▶ **Task requirements**
Repeat the material below word for word and leave out all pictures.

##### Data segment

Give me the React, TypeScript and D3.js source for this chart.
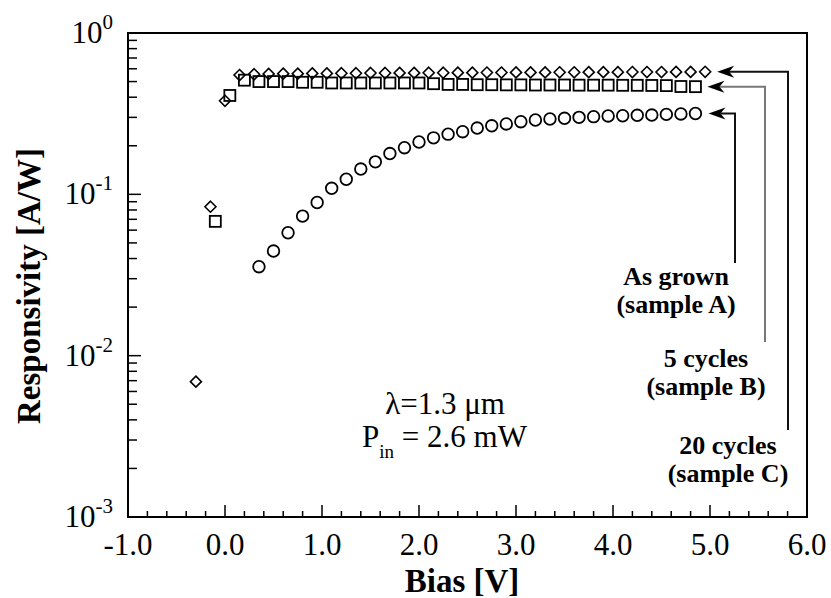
import React from "react";
import * as d3 from "d3";

// ---- data ----
const biasA = [0.35,0.50,0.65,0.80,0.95,1.10,1.25,1.40,1.55,1.70,1.85,2.00,2.15,2.30,2.45,2.60,2.75,2.90,3.05,3.20,3.35,3.50,3.65,3.80,3.95,4.10,4.25,4.40,4.55,4.70,4.85];
const respA = [0.0356,0.0445,0.0578,0.0733,0.089,0.109,0.124,0.1435,0.159,0.179,0.1945,0.211,0.224,0.236,0.2445,0.2576,0.266,0.273,0.282,0.289,0.293,0.296,0.300,0.303,0.306,0.307,0.309,0.310,0.313,0.315,0.317];

const biasB = [-0.10,0.05,0.20,0.35,0.50,0.65,0.80,0.95,1.10,1.25,1.40,1.55,1.70,1.85,2.00,2.15,2.30,2.45,2.60,2.75,2.90,3.05,3.20,3.35,3.50,3.65,3.80,3.95,4.10,4.25,4.40,4.55,4.70,4.85];
const respB = [0.068,0.41,0.51,0.50,0.50,0.50,0.495,0.495,0.49,0.49,0.49,0.49,0.49,0.49,0.49,0.485,0.48,0.48,0.478,0.478,0.477,0.477,0.476,0.476,0.476,0.475,0.475,0.475,0.474,0.474,0.473,0.472,0.466,0.465];

const biasC = [-0.30,-0.15,0.00,0.15,0.30,0.45,0.60,0.75,0.90,1.05,1.20,1.35,1.50,1.65,1.80,1.95,2.10,2.25,2.40,2.55,2.70,2.85,3.00,3.15,3.30,3.45,3.60,3.75,3.90,4.05,4.20,4.35,4.50,4.65,4.80,4.95];
const respC = [0.0069,0.0838,0.38,0.549,0.555,0.558,0.56,0.56,0.562,0.562,0.563,0.563,0.565,0.565,0.566,0.566,0.567,0.567,0.568,0.568,0.569,0.569,0.57,0.57,0.57,0.571,0.571,0.572,0.572,0.572,0.573,0.573,0.573,0.574,0.574,0.575];

const xTickLabels = ["-1.0","0.0","1.0","2.0","3.0","4.0","5.0","6.0"];
const yDecades = [0, -1, -2, -3];
const labelA = ["As grown", "(sample A)"];
const labelB = ["5 cycles", "(sample B)"];
const labelC = ["20 cycles", "(sample C)"];

const FONT = "'Liberation Serif', 'Times New Roman', serif";

export default function App() {
  const W = 831, H = 598;
  const L = 128, R = 807, T = 33, B = 517;
  const x = d3.scaleLinear().domain([-1, 6]).range([L, R]);
  const y = d3.scaleLog().domain([1e-3, 1]).range([B, T]);

  const xMinor = d3.range(-1, 6.0001, 0.2).map(v => Math.round(v * 10) / 10);
  const yMinor: number[] = [];
  for (const d of [-3, -2, -1]) for (let k = 2; k <= 9; k++) yMinor.push(k * Math.pow(10, d));

  const diamond = (cx: number, cy: number, r: number) =>
    `M${cx},${cy - r}L${cx + r},${cy}L${cx},${cy + r}L${cx - r},${cy}Z`;

  const arrow = (tipX: number, ty: number) =>
    `M${tipX},${ty}L${tipX + 17},${ty - 6}L${tipX + 12},${ty}L${tipX + 17},${ty + 6}Z`;

  const brackets = [
    { bx: biasA[biasA.length - 1], ry: respA[respA.length - 1], gap: 13, vx: 735, vy: 263, color: "#111" },
    { bx: biasB[biasB.length - 1], ry: respB[respB.length - 1], gap: 12, vx: 765, vy: 342, color: "#777" },
    { bx: biasC[biasC.length - 1], ry: respC[respC.length - 1], gap: 12, vx: 788, vy: 430, color: "#111" },
  ];

  const labels = [
    { lines: labelA, cx: 676, y0: 285 },
    { lines: labelB, cx: 706, y0: 367 },
    { lines: labelC, cx: 728, y0: 454 },
  ];

  return (
    <svg width={W} height={H} style={{ display: "block", position: "absolute", left: 0, top: 0, background: "#fff" }}>
      <rect x={0} y={0} width={W} height={H} fill="#fff" />
      {/* x ticks */}
      {xMinor.map((v, i) => {
        const major = Math.abs(v - Math.round(v)) < 1e-6;
        return <line key={"xt" + i} x1={x(v)} x2={x(v)} y1={B} y2={B - (major ? 12 : 6)} stroke="#000" strokeWidth={1.5} />;
      })}
      {/* y ticks */}
      {yDecades.map(d => (
        <line key={"ym" + d} x1={L} x2={L + 13} y1={y(Math.pow(10, d))} y2={y(Math.pow(10, d))} stroke="#000" strokeWidth={1.5} />
      ))}
      {yMinor.map((v, i) => (
        <line key={"yn" + i} x1={L} x2={L + 9} y1={y(v)} y2={y(v)} stroke="#000" strokeWidth={1.5} />
      ))}
      {/* frame */}
      <rect x={L} y={T} width={R - L} height={B - T} fill="none" stroke="#000" strokeWidth={2} />

      {/* tick labels */}
      {xTickLabels.map((t, i) => (
        <text key={"xl" + i} x={x(-1 + i)} y={555} textAnchor="middle" fontFamily={FONT} fontSize={31} fill="#000">{t}</text>
      ))}
      {yDecades.map(d => (
        <text key={"yl" + d} x={113} y={y(Math.pow(10, d)) + 10} textAnchor="end" fontFamily={FONT} fontSize={31} fill="#000">
          10<tspan dy={-14} fontSize={21}>{String(d)}</tspan>
        </text>
      ))}

      {/* axis titles */}
      <text x={462} y={592} textAnchor="middle" fontFamily={FONT} fontWeight="bold" fontSize={33} fill="#000">Bias [V]</text>
      <text transform={`translate(40,286) rotate(-90)`} textAnchor="middle" fontFamily={FONT} fontWeight="bold" fontSize={33} fill="#000">Responsivity [A/W]</text>

      {/* data */}
      {biasC.map((b, i) => (
        <path key={"c" + i} d={diamond(x(b), y(respC[i]), 5.5)} fill="none" stroke="#000" strokeWidth={1.6} />
      ))}
      {biasB.map((b, i) => (
        <rect key={"b" + i} x={x(b) - 5.5} y={y(respB[i]) - 5.5} width={11} height={11} fill="none" stroke="#000" strokeWidth={1.8} />
      ))}
      {biasA.map((b, i) => (
        <circle key={"a" + i} cx={x(b)} cy={y(respA[i])} r={5.8} fill="none" stroke="#000" strokeWidth={1.8} />
      ))}

      {/* brackets with arrows */}
      {brackets.map((br, i) => {
        const tip = x(br.bx) + br.gap;
        const yy = y(br.ry);
        return (
          <g key={"br" + i}>
            <path d={`M${tip + 12},${yy}H${br.vx}V${br.vy}`} fill="none" stroke={br.color} strokeWidth={2} />
            <path d={arrow(tip, yy)} fill="#000" />
          </g>
        );
      })}

      {/* sample labels */}
      {labels.map((lb, i) => (
        <text key={"lb" + i} textAnchor="middle" fontFamily={FONT} fontWeight="bold" fontSize={26} fill="#000">
          <tspan x={lb.cx} y={lb.y0}>{lb.lines[0]}</tspan>
          <tspan x={lb.cx} y={lb.y0 + 28}>{lb.lines[1]}</tspan>
        </text>
      ))}

      {/* annotation */}
      <text x={445} y={414} textAnchor="middle" fontFamily={FONT} fontSize={31} fill="#000">λ=1.3 μm</text>
      <text x={362} y={447} fontFamily={FONT} fontSize={31} fill="#000">
        P<tspan dy={11} fontSize={19}>in</tspan><tspan dy={-11}> = 2.6 mW</tspan>
      </text>
    </svg>
  );
}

##########

▶ **Result of the task**
Give me the React, TypeScript and D3.js source for this chart.
import React from "react";
import * as d3 from "d3";

// ---- data ----
const biasA = [0.35,0.50,0.65,0.80,0.95,1.10,1.25,1.40,1.55,1.70,1.85,2.00,2.15,2.30,2.45,2.60,2.75,2.90,3.05,3.20,3.35,3.50,3.65,3.80,3.95,4.10,4.25,4.40,4.55,4.70,4.85];
const respA = [0.0356,0.0445,0.0578,0.0733,0.089,0.109,0.124,0.1435,0.159,0.179,0.1945,0.211,0.224,0.236,0.2445,0.2576,0.266,0.273,0.282,0.289,0.293,0.296,0.300,0.303,0.306,0.307,0.309,0.310,0.313,0.315,0.317];

const biasB = [-0.10,0.05,0.20,0.35,0.50,0.65,0.80,0.95,1.10,1.25,1.40,1.55,1.70,1.85,2.00,2.15,2.30,2.45,2.60,2.75,2.90,3.05,3.20,3.35,3.50,3.65,3.80,3.95,4.10,4.25,4.40,4.55,4.70,4.85];
const respB = [0.068,0.41,0.51,0.50,0.50,0.50,0.495,0.495,0.49,0.49,0.49,0.49,0.49,0.49,0.49,0.485,0.48,0.48,0.478,0.478,0.477,0.477,0.476,0.476,0.476,0.475,0.475,0.475,0.474,0.474,0.473,0.472,0.466,0.465];

const biasC = [-0.30,-0.15,0.00,0.15,0.30,0.45,0.60,0.75,0.90,1.05,1.20,1.35,1.50,1.65,1.80,1.95,2.10,2.25,2.40,2.55,2.70,2.85,3.00,3.15,3.30,3.45,3.60,3.75,3.90,4.05,4.20,4.35,4.50,4.65,4.80,4.95];
const respC = [0.0069,0.0838,0.38,0.549,0.555,0.558,0.56,0.56,0.562,0.562,0.563,0.563,0.565,0.565,0.566,0.566,0.567,0.567,0.568,0.568,0.569,0.569,0.57,0.57,0.57,0.571,0.571,0.572,0.572,0.572,0.573,0.573,0.573,0.574,0.574,0.575];

const xTickLabels = ["-1.0","0.0","1.0","2.0","3.0","4.0","5.0","6.0"];
const yDecades = [0, -1, -2, -3];
const labelA = ["As grown", "(sample A)"];
const labelB = ["5 cycles", "(sample B)"];
const labelC = ["20 cycles", "(sample C)"];

const FONT = "'Liberation Serif', 'Times New Roman', serif";

export default function App() {
  const W = 831, H = 598;
  const L = 128, R = 807, T = 33, B = 517;
  const x = d3.scaleLinear().domain([-1, 6]).range([L, R]);
  const y = d3.scaleLog().domain([1e-3, 1]).range([B, T]);

  const xMinor = d3.range(-1, 6.0001, 0.2).map(v => Math.round(v * 10) / 10);
  const yMinor: number[] = [];
  for (const d of [-3, -2, -1]) for (let k = 2; k <= 9; k++) yMinor.push(k * Math.pow(10, d));

  const diamond = (cx: number, cy: number, r: number) =>
    `M${cx},${cy - r}L${cx + r},${cy}L${cx},${cy + r}L${cx - r},${cy}Z`;

  const arrow = (tipX: number, ty: number) =>
    `M${tipX},${ty}L${tipX + 17},${ty - 6}L${tipX + 12},${ty}L${tipX + 17},${ty + 6}Z`;

  const brackets = [
    { bx: biasA[biasA.length - 1], ry: respA[respA.length - 1], gap: 13, vx: 735, vy: 263, color: "#111" },
    { bx: biasB[biasB.length - 1], ry: respB[respB.length - 1], gap: 12, vx: 765, vy: 342, color: "#777" },
    { bx: biasC[biasC.length - 1], ry: respC[respC.length - 1], gap: 12, vx: 788, vy: 430, color: "#111" },
  ];

  const labels = [
    { lines: labelA, cx: 676, y0: 285 },
    { lines: labelB, cx: 706, y0: 367 },
    { lines: labelC, cx: 728, y0: 454 },
  ];

  return (
    <svg width={W} height={H} style={{ display: "block", position: "absolute", left: 0, top: 0, background: "#fff" }}>
      <rect x={0} y={0} width={W} height={H} fill="#fff" />
      {/* x ticks */}
      {xMinor.map((v, i) => {
        const major = Math.abs(v - Math.round(v)) < 1e-6;
        return <line key={"xt" + i} x1={x(v)} x2={x(v)} y1={B} y2={B - (major ? 12 : 6)} stroke="#000" strokeWidth={1.5} />;
      })}
      {/* y ticks */}
      {yDecades.map(d => (
        <line key={"ym" + d} x1={L} x2={L + 13} y1={y(Math.pow(10, d))} y2={y(Math.pow(10, d))} stroke="#000" strokeWidth={1.5} />
      ))}
      {yMinor.map((v, i) => (
        <line key={"yn" + i} x1={L} x2={L + 9} y1={y(v)} y2={y(v)} stroke="#000" strokeWidth={1.5} />
      ))}
      {/* frame */}
      <rect x={L} y={T} width={R - L} height={B - T} fill="none" stroke="#000" strokeWidth={2} />

      {/* tick labels */}
      {xTickLabels.map((t, i) => (
        <text key={"xl" + i} x={x(-1 + i)} y={555} textAnchor="middle" fontFamily={FONT} fontSize={31} fill="#000">{t}</text>
      ))}
      {yDecades.map(d => (
        <text key={"yl" + d} x={113} y={y(Math.pow(10, d)) + 10} textAnchor="end" fontFamily={FONT} fontSize={31} fill="#000">
          10<tspan dy={-14} fontSize={21}>{String(d)}</tspan>
        </text>
      ))}

      {/* axis titles */}
      <text x={462} y={592} textAnchor="middle" fontFamily={FONT} fontWeight="bold" fontSize={33} fill="#000">Bias [V]</text>
      <text transform={`translate(40,286) rotate(-90)`} textAnchor="middle" fontFamily={FONT} fontWeight="bold" fontSize={33} fill="#000">Responsivity [A/W]</text>

      {/* data */}
      {biasC.map((b, i) => (
        <path key={"c" + i} d={diamond(x(b), y(respC[i]), 5.5)} fill="none" stroke="#000" strokeWidth={1.6} />
      ))}
      {biasB.map((b, i) => (
        <rect key={"b" + i} x={x(b) - 5.5} y={y(respB[i]) - 5.5} width={11} height={11} fill="none" stroke="#000" strokeWidth={1.8} />
      ))}
      {biasA.map((b, i) => (
        <circle key={"a" + i} cx={x(b)} cy={y(respA[i])} r={5.8} fill="none" stroke="#000" strokeWidth={1.8} />
      ))}

      {/* brackets with arrows */}
      {brackets.map((br, i) => {
        const tip = x(br.bx) + br.gap;
        const yy = y(br.ry);
        return (
          <g key={"br" + i}>
            <path d={`M${tip + 12},${yy}H${br.vx}V${br.vy}`} fill="none" stroke={br.color} strokeWidth={2} />
            <path d={arrow(tip, yy)} fill="#000" />
          </g>
        );
      })}

      {/* sample labels */}
      {labels.map((lb, i) => (
        <text key={"lb" + i} textAnchor="middle" fontFamily={FONT} fontWeight="bold" fontSize={26} fill="#000">
          <tspan x={lb.cx} y={lb.y0}>{lb.lines[0]}</tspan>
          <tspan x={lb.cx} y={lb.y0 + 28}>{lb.lines[1]}</tspan>
        </text>
      ))}

      {/* annotation */}
      <text x={445} y={414} textAnchor="middle" fontFamily={FONT} fontSize={31} fill="#000">λ=1.3 μm</text>
      <text x={362} y={447} fontFamily={FONT} fontSize={31} fill="#000">
        P<tspan dy={11} fontSize={19}>in</tspan><tspan dy={-11}> = 2.6 mW</tspan>
      </text>
    </svg>
  );
}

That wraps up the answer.